PLAN C, a documentary by Tracy Droz Tragos, follows a grassroots network fighting to expand access to abortion pills across the United States, keeping hope alive during a global pandemic and the fall of Roe v. Wade.
With a controversial visionary at the helm, a grassroots network fights to expand access to abortion pills across the United States keeping hope alive during a global pandemic and the fall of Roe v. Wade.
PLAN C documents the work of determined women in the United States expanding access to medication abortion by any means necessary. The abortion pill, RU486 or “Mifepristone,” used in conjunction with “Misoprostol,” safely and effectively ends a pregnancy up to 12 weeks according to the World Health Organization. It has been approved by the FDA, since 2000 and yet few Americans have heard of it.
Tracy Droz Tragos is an award-winning documentary filmmaker whose credits include the Emmy-nominated HBO film “Abortion: Stories Women Tell,” about personal stories of unplanned pregnancies, which premiered at the 2016 Tribeca Film Festival, and "Rich Hill," about at-risk teenagers living in her father's hometown in rural Missouri, which won the Grand Jury Prize for U.S. Documentary at the 2014 Sundance Film Festival.

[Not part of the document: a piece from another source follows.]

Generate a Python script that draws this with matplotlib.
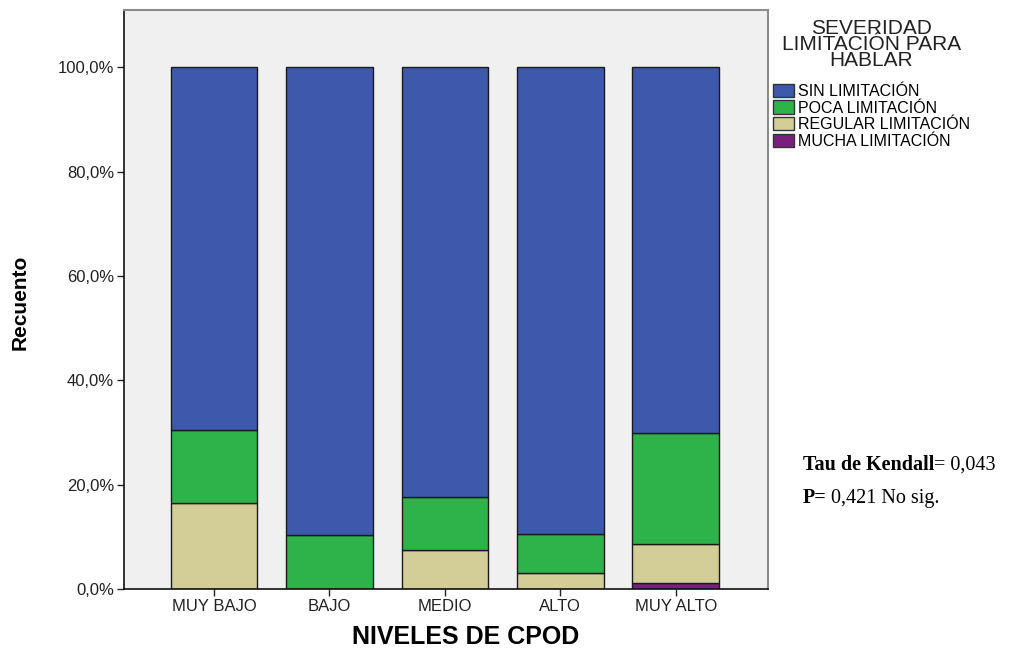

In 2018, Tragos completed “The Smartest Kids in the World,” based on the best-selling book by Amanda Ripley, which premiered at DOC NYC. Tragos’ first film, "Be Good, Smile Pretty," won the Emmy Award for Best Documentary in 2004 and was lauded for its honest exploration of the profound and complicated feelings of loss caused by the deaths of American men in the Vietnam War, some 35 years later.